Certainly by 1837 the pub had changed its name to the William the Fourth and it then came up for sale with the Harwich Brewery upon Thomas Cobbold's retirement. At that time the pub was described as containing two Parlors, Bar, Tap Room, two Bed Rooms, a Club Room and two Attics, Yard, containing a Wash-house with Chamber over. In the occupation of James Paine. Interestingly the listing also features A Tenement adjoining, containing two Rooms, Let to William Beneworth, Shoe-maker, at a Rent of £5 per Annum.
Once again in 1837 the pub changed hands from Cobbold to Cobbold as it rejoined the pub estate of the main branch of the family running the Cliff Brewery in Ipswich.
In 1876 the East Anglian Daily Times reported an unusual incident:
A Bull in a Public House. – We have so often heard of the consternation created by a bull in a china ship that it is refreshing to find him patronising other places of business and becoming more social. Indeed we may go as far to state that the instance which we record partakes not only of the sociable but somewhat of the convivial. Yesterday a bull, which was being driven with other beasts towards the railway trucks for conveyance to London strayed from the path of rectitude laid out for him by the drovers and scampered up West Street.

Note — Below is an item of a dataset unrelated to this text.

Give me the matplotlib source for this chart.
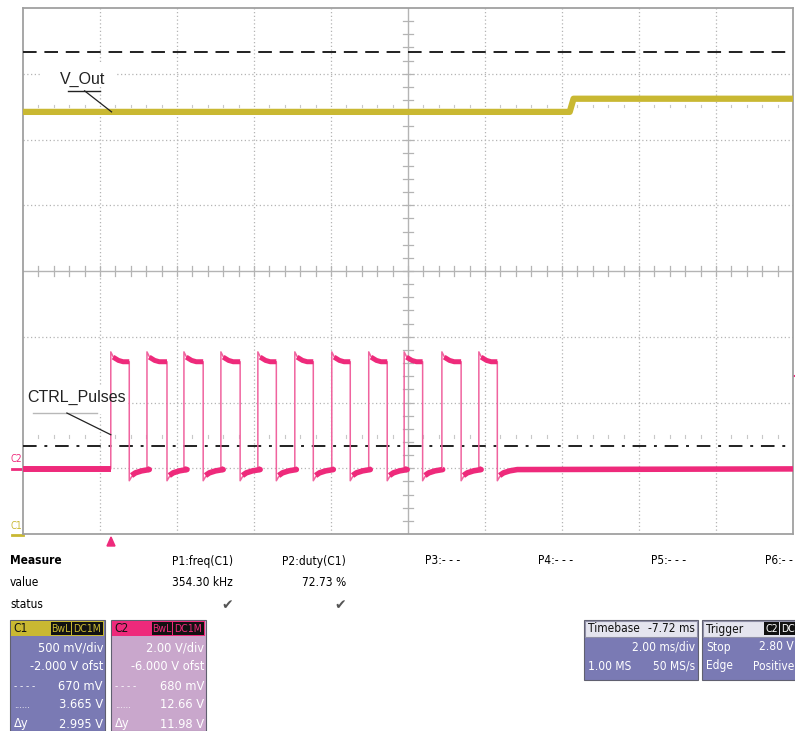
import matplotlib
matplotlib.use("Agg")
from matplotlib import pyplot as plt
from matplotlib import font_manager as fm
from matplotlib.patches import Rectangle, Polygon

# screen is 10 x 8 divisions, values in divisions (center = 0)
vout_level_before = 2.42
vout_level_after = 2.62
vout_step_at = 7.10

ctrl_rise = [1.14, 1.61, 2.09, 2.57, 3.05, 3.53, 4.01, 4.49, 4.95, 5.44, 5.92]
ctrl_fall = [1.38, 1.87, 2.34, 2.82, 3.29, 3.77, 4.25, 4.73, 5.19, 5.69, 6.16]
ctrl_base = -3.01
ctrl_high = -1.38
ctrl_peak = -1.23
ctrl_under = -3.19

cursor_dotted = 3.33   # 3.665 V on C1
cursor_dashdot = -2.66  # 670 mV on C1

measure_names = ["P1:freq(C1)", "P2:duty(C1)", "P3:- - -", "P4:- - -", "P5:- - -", "P6:- - -"]
measure_values = ["354.30 kHz", "72.73 %"]

c1_rows = ["500 mV/div", "-2.000 V ofst", "670 mV", "3.665 V", "2.995 V"]
c2_rows = ["2.00 V/div", "-6.000 V ofst", "680 mV", "12.66 V", "11.98 V"]

YEL = "#c9b832"
PINK = "#ee2a7b"
PURPLE = "#7a7ab4"
LILAC = "#c9a7cc"
GRID = "#b4b4b4"

plt.rcParams["font.family"] = ["Liberation Sans", "DejaVu Sans"]

# the scope uses a narrow font; take a condensed one if there is one
names = {f.name for f in fm.fontManager.ttflist}
cond = [f for f in fm.fontManager.ttflist if f.name == "DejaVu Sans" and "ondensed" in str(f.stretch) + f.fname]
if "Liberation Sans Narrow" in names:
    NK = dict(family=["Liberation Sans Narrow", "DejaVu Sans"])
    SZ = 10
elif cond:
    NK = dict(family=["DejaVu Sans"], stretch="condensed")
    SZ = 8.6
else:
    NK = dict(family=["Liberation Sans", "DejaVu Sans"])
    SZ = 8.2

fig = plt.figure(figsize=(7.95, 7.31), dpi=100)

# overlay in pixel coordinates for the panels below the screen
ov = fig.add_axes([0, 0, 1, 1])
ov.set_xlim(0, 795)
ov.set_ylim(731, 0)
ov.axis("off")

ax = fig.add_axes([23 / 795, 1 - 534 / 731, 770 / 795, 526 / 731])
ax.set_xlim(0, 10)
ax.set_ylim(-4, 4)
ax.set_xticks([])
ax.set_yticks([])
for s in ax.spines.values():
    s.set_color("#a0a0a0")
    s.set_linewidth(1.3)

# grid
for i in range(1, 10):
    if i == 5:
        ax.axvline(i, color=GRID, lw=1.0, zorder=1)
    else:
        ax.axvline(i, color=GRID, lw=0.9, ls=(0, (1, 2)), zorder=1)
for j in range(-3, 4):
    if j == 0:
        ax.axhline(j, color=GRID, lw=1.0, zorder=1)
    else:
        ax.axhline(j, color=GRID, lw=0.9, ls=(0, (1, 2)), zorder=1)

# minor ticks on the center lines
for k in range(1, 50):
    x = k * 0.2
    ax.plot([x, x], [-0.07, 0.07], color=GRID, lw=0.9, zorder=1)
for k in range(1, 40):
    y = -4 + k * 0.2
    ax.plot([4.93, 5.07], [y, y], color=GRID, lw=0.9, zorder=1)
for y in [2.51, -2.52]:
    for k in range(1, 50):
        if k % 5:
            ax.plot([k * 0.2, k * 0.2], [y - 0.02, y + 0.02], color="#c8c8c8", lw=0.8, zorder=1)

# cursors
ax.axhline(cursor_dotted, color="#202020", lw=1.4, ls=(0, (7, 4)), zorder=3)
ax.axhline(cursor_dashdot, color="#202020", lw=1.4, ls=(0, (7, 4, 1.5, 4)), zorder=3)

# V_Out trace
ax.plot([0, vout_step_at, vout_step_at + 0.05, 10],
        [vout_level_before, vout_level_before, vout_level_after, vout_level_after],
        color=YEL, lw=4.5, solid_capstyle="butt", zorder=4)

# CTRL_Pulses trace, thin edges
xs, ys = [0], [ctrl_base]
for r, f in zip(ctrl_rise, ctrl_fall):
    xs += [r, r, r + 0.03, r + 0.1, f, f, f + 0.03, f + 0.2]
    ys += [ctrl_base, ctrl_peak, ctrl_high + 0.08, ctrl_high, ctrl_high, ctrl_under, ctrl_base - 0.12, ctrl_base]
xs.append(10)
ys.append(ctrl_base)
ax.plot(xs, ys, color="#f0649f", lw=1.1, zorder=5)

# CTRL_Pulses, noisy flat parts
ax.hlines(ctrl_base, 0, ctrl_rise[0], color=PINK, lw=4.3, zorder=5)
for i, (r, f) in enumerate(zip(ctrl_rise, ctrl_fall)):
    ax.plot([r + 0.03, r + 0.1, r + 0.16, f], [ctrl_high + 0.07, ctrl_high + 0.02, ctrl_high, ctrl_high],
            color=PINK, lw=3.6, solid_capstyle="butt", zorder=5)
    nxt = ctrl_rise[i + 1] if i + 1 < len(ctrl_rise) else 10
    ax.plot([f + 0.03, f + 0.08, f + 0.16, f + 0.26, nxt],
            [ctrl_base - 0.1, ctrl_base - 0.06, ctrl_base - 0.03, ctrl_base - 0.01, ctrl_base],
            color=PINK, lw=4.0, solid_capstyle="butt", zorder=5)

# labels
ax.add_patch(Rectangle((0.25, 2.8), 0.95, 0.35, facecolor="white", edgecolor="none", zorder=2))
ax.text(0.78, 2.92, "V_Out", fontsize=11.5, ha="center", va="center", color="#222222", zorder=6)
ax.plot([0.58, 1.0], [2.74, 2.74], color="#222222", lw=1.0, zorder=6)
ax.plot([0.80, 1.15], [2.74, vout_level_before], color="#222222", lw=0.9, zorder=6)

ax.add_patch(Rectangle((0.0, -2.17), 1.36, 0.42, facecolor="white", edgecolor="none", zorder=2))
ax.text(0.06, -1.93, "CTRL_Pulses", fontsize=11.5, ha="left", va="center", color="#222222", zorder=6)
ax.plot([0.13, 0.96], [-2.16, -2.16], color="#b8b8b8", lw=1.0, zorder=6)
ax.plot([0.57, 1.14], [-2.16, -2.49], color="#222222", lw=0.9, zorder=6)

# channel markers at left of screen
ov.text(16, 459, "C2", color=PINK, fontsize=7, ha="center", va="center", **NK)
ov.plot([12, 23], [469, 469], color=PINK, lw=2)
ov.text(16, 526, "C1", color=YEL, fontsize=7, ha="center", va="center", **NK)
ov.plot([12, 23], [535, 535], color=YEL, lw=2)
ov.add_patch(Polygon([[107, 546], [115, 546], [111, 537]], closed=True, color=PINK))
ov.plot([793, 795], [376, 376], color=PINK, lw=1.5)

# measure table
ov.text(10, 561, "Measure", fontsize=SZ, fontweight="bold", va="center", **NK)
ov.text(10, 583, "value", fontsize=SZ, va="center", **NK)
ov.text(10, 605, "status", fontsize=SZ, va="center", **NK)
name_x = [233, 346, 425, 538, 651, 765]
for i, name in enumerate(measure_names):
    ha = "right" if i < 2 else "left"
    ov.text(name_x[i], 561, name, fontsize=SZ, ha=ha, va="center", **NK)
for i, v in enumerate(measure_values):
    ov.text(name_x[i], 583, v, fontsize=SZ, ha="right", va="center", **NK)
    ov.text(name_x[i] - 6, 605, "\u2714", fontsize=10, ha="center", va="center", color="#555555",
            family=["DejaVu Sans"])


def chan_panel(x0, name, hdr, body, rows):
    ov.add_patch(Rectangle((x0, 620), 95, 111, facecolor=body, edgecolor="#606070", lw=0.8))
    ov.add_patch(Rectangle((x0 + 1, 621), 93, 15, facecolor=hdr, edgecolor="none"))
    ov.text(x0 + 3, 628, name, fontsize=SZ, va="center", color="#111111", **NK)
    ov.add_patch(Rectangle((x0 + 41, 622), 20, 13, facecolor="#111111", edgecolor="none"))
    ov.add_patch(Rectangle((x0 + 62, 622), 31, 13, facecolor="#111111", edgecolor="none"))
    ov.text(x0 + 51, 628.5, "BwL", fontsize=SZ - 1, ha="center", va="center", color=hdr, **NK)
    ov.text(x0 + 77.5, 628.5, "DC1M", fontsize=SZ - 1, ha="center", va="center", color=hdr, **NK)
    for k, t in enumerate(rows):
        ov.text(x0 + 93, 648 + k * 19, t, fontsize=SZ + 0.6, ha="right", va="center", color="white", **NK)
    ov.text(x0 + 4, 686, "- - - -", fontsize=7, va="center", color="white")
    ov.text(x0 + 4, 705, "......", fontsize=7, va="center", color="white")
    ov.text(x0 + 4, 724, "\u0394y", fontsize=SZ + 0.6, va="center", color="white", **NK)


chan_panel(10, "C1", YEL, PURPLE, c1_rows)
chan_panel(111, "C2", PINK, LILAC, c2_rows)

# timebase panel
ov.add_patch(Rectangle((584, 620), 114, 60, facecolor=PURPLE, edgecolor="#606070", lw=0.8))
ov.add_patch(Rectangle((585, 621), 112, 16, facecolor="#e4e4ee", edgecolor="#9090a8", lw=0.8))
ov.text(588, 629, "Timebase", fontsize=SZ, va="center", color="#111111", **NK)
ov.text(695, 629, "-7.72 ms", fontsize=SZ, ha="right", va="center", color="#111111", **NK)
ov.text(695, 647, "2.00 ms/div", fontsize=SZ, ha="right", va="center", color="white", **NK)
ov.text(588, 666, "1.00 MS", fontsize=SZ, va="center", color="white", **NK)
ov.text(695, 666, "50 MS/s", fontsize=SZ, ha="right", va="center", color="white", **NK)

# trigger panel
ov.add_patch(Rectangle((702, 620), 95, 60, facecolor=PURPLE, edgecolor="#606070", lw=0.8))
ov.add_patch(Rectangle((703, 621), 95, 16, facecolor="#e4e4ee", edgecolor="#9090a8", lw=0.8))
ov.text(706, 629, "Trigger", fontsize=SZ, va="center", color="#111111", **NK)
ov.add_patch(Rectangle((764, 622), 15, 13, facecolor="#111111", edgecolor="none"))
ov.add_patch(Rectangle((780, 622), 16, 13, facecolor="#111111", edgecolor="none"))
ov.text(771.5, 628.5, "C2", fontsize=SZ - 1, ha="center", va="center", color="white", **NK)
ov.text(781, 628.5, "DC", fontsize=SZ - 1, ha="left", va="center", color="white", **NK)
ov.text(706, 647, "Stop", fontsize=SZ, va="center", color="white", **NK)
ov.text(794, 647, "2.80 V", fontsize=SZ, ha="right", va="center", color="white", **NK)
ov.text(706, 666, "Edge", fontsize=SZ, va="center", color="white", **NK)
ov.text(794, 666, "Positive", fontsize=SZ, ha="right", va="center", color="white", **NK)

fig.savefig("out.png", dpi=100)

Whether it was the jovial looking picture of King William the Fourth which gracefully swings over the door of one of the temples of Bacchus know by that appellation, or whether it may have been the inviting odour of certain stimulants which are kept inside, is a matter open to discussion, but from whatever causes the fascination may have arisen, the bull, without further ado, betook himself straight away in through the front door, until even his tail was lost from view by those who witnessed the extraordinary phenomenon from the street. In less time than it takes to write it. Almost every window in the vicinity was thrown up, the doors opened, and the uninitiated were soon acquainted with the facts of the case by a crowd of urchins in the street, who gratuitously informed them that “a bull was in the Billy”, which statement was shortly afterwards verified by the said bull coming out of the Billy, and followed by his indefatigable guardians, the drovers, and a crowd of the aforesaid urchins, retracing his steps until he reached the cattle pens again, where several female friends tendered him their congratulations upon his restoration to them, and the whole herd were then safely conducted to their destination.
In the 1890s or early 1900s the pub changed name again to the Duke of Edinburgh and was taken over by the Colchester Brewing Company who were taken over by Ind Coope in 1925. The pub later became a freehouse and changed its name to the Billy.
The building was listed Grade II by English Heritage in 1972.
Notable Facts, Things to Look Out For
- Stand back and the frontage of the former public house clearly shows that it is indeed two houses, possibly from different periods.
- In 1837 the left side would have been the William the Fourth public house while the right side was owned by the brewery but rented out to a shoemaker.